20           Alex Goligoski  DAL        LD           30           82           5              37           $4.6 M

Canucks Interest: Goligoski is another D, like Yandle and Demers, that will likely price himself out of Vancouver’s range. Also, not the right age for a long commitment.

21           Eric Staal              NYR       C             31           83           13           39           $8.25 M

Canucks Interest: No way. Stay far away from Eric Staal.

22           Luke Schenn      LAK        RD          26           72           4              16           $3.6 M

Canucks Interest: Like Polak, only as a 1-year rental type guy if they dump some defensemen, like Sbisa.

23           Jamie McGinn   ANA       LW         27           84           22           39           $2.95 M

Canucks Interest: The Canucks have enough grinding wingers without adding one that is in line for a big pay increase. No interest.

24           Radim Vrbata    VAN       RW         35           63           13           27           $5 M

Canucks Interest: Next question.

25           Teddy Purcell    FLA         RW         30           76           14           43           $4.5 M

Canucks Interest: Hopefully no interest in this very soft winger.

26           Kris Versteeg     LAK        RW         30           77           15           38           $4.4 M

Canucks Interest: No interest in Versteeg, who likely has no interest playing in Vancouver.

27           Dale Weise        CHI         RW         27           71           14           27           $1.03 M

Canucks Interest: This ship has long sailed. Weise talked too much smack about Vancouver to ever return there.

28           P.A. Parenteau TOR        LW         33           77           20           41           $1.33 M

Canucks Interest: Perhaps as a low-risk, 1-year deal with the potential to trade him at the deadline. Only if the Canucks fail to sign any other wingers.

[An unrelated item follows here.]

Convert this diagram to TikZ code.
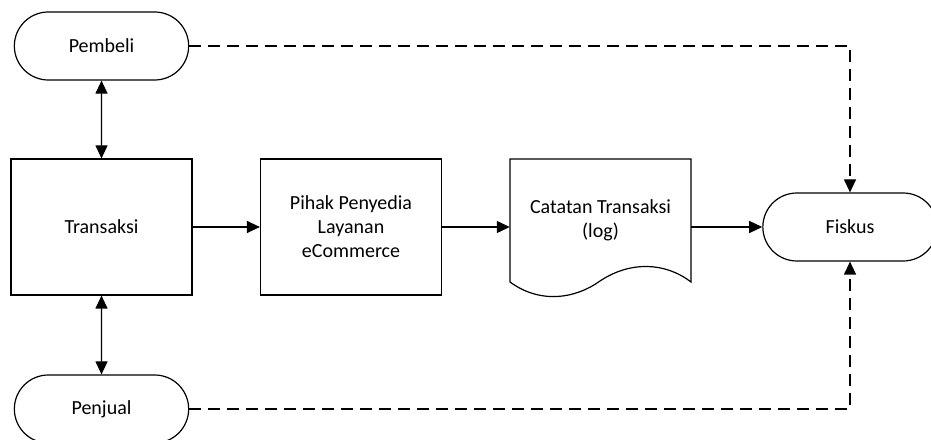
\documentclass[tikz,border=0pt]{standalone}
\usepackage{fontspec}
\setmainfont{Carlito}
\usepackage{tikz}
\usetikzlibrary{arrows.meta,shapes.misc}

\begin{document}
\begin{tikzpicture}[x=1pt, y=1pt, font=\fontsize{20}{24}\selectfont,
        terminal/.style={draw, rounded rectangle, line width=1.2pt, minimum width=181pt, minimum height=68pt},
        process/.style={draw, rectangle, line width=1.2pt, align=center, minimum width=181pt, minimum height=136pt},
        flow/.style={-{Triangle[length=13pt,width=12pt]}, line width=1.2pt},
        both/.style={{Triangle[length=13pt,width=12pt]}-{Triangle[length=13pt,width=12pt]}, line width=1.2pt},
        report/.style={flow, dash pattern=on 12pt off 7pt}]
        \useasboundingbox (0,0) rectangle (931,439);

        % Actors
        \node[terminal] (pembeli) at (101.5, 393) {Pembeli};
        \node[terminal] (penjual) at (101.5, 30) {Penjual};
        \node[terminal] (fiskus) at (850, 212) {Fiskus};

        % Process
        \node[process] (transaksi) at (101.5, 212) {Transaksi};
        \node[process] (pihak) at (351, 212) {Pihak Penyedia\\Layanan\\eCommerce};

        % Log document
        \node[minimum width=181pt, minimum height=136pt] (catatan) at (600.5, 212) {};
        \draw[line width=1.2pt] (510,157) -- (510,280) -- (691,280) -- (691,157)
            .. controls (665,177) and (630,178) .. (600,158)
            .. controls (575,140) and (540,135) .. (510,157) -- cycle;
        \node[align=center] (catatantext) at (600.5, 219) {Catatan Transaksi\\(log)};

        % Connections
        \draw[both] (pembeli) -- (transaksi);
        \draw[both] (transaksi) -- (penjual);
        \draw[flow] (transaksi) -- (pihak);
        \draw[flow] (pihak) -- (catatan);
        \draw[flow] (catatan) -- (fiskus);

        % Reports to Fiskus
        \draw[report] (pembeli.east) -| (fiskus.north);
        \draw[report] (penjual.east) -| (fiskus.south);
    \end{tikzpicture}
\end{document}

29           Kyle Quincey     DET        LD           30           47           4              11           $4.25 M

Canucks Interest: See Polak or Schenn. Only as a 1-year deal.

30           Cam Ward           CAR        G             32           51           2.41        .909        $6.3 M

Canucks Interest: Not in a million years.

Lesser-Known Candidates:

Chris Kelly, David Legwand, Paul Gaustad, Steve Ott:

If Brendan Gaunce remains a winger and Markus Granlund doesn’t progress, the Canucks may look for a veteran 4th-line center. Any of these guys could do the job on a cheap contract, and each brings valuable veteran experience. The most I would offer each is $1.5 million for 2 years.

 Jordie Benn:

A local product, Benn could provide decent defensive depth, especially if we trade a piece like Sbisa. He also helps keep the pipedream of Jamie Benn returning home alive. It would be alright to throw a bit of term at Benn to keep his cap hit down, something like 3 years at $900 K.

Colton Sceviour:

A lesser-known Dallas Stars product, Sceviour has steadily developed into an NHL player and may have hidden potential still at age 27. Offer him a 1-year prove it contract.

Cameron Gaunce:

The Utica Comets will need some veteran defense, and if Brendan Gaunce is playing down there, it would be fun to have his brother along for the ride. Give him a two-way, cheap deal for a year or two.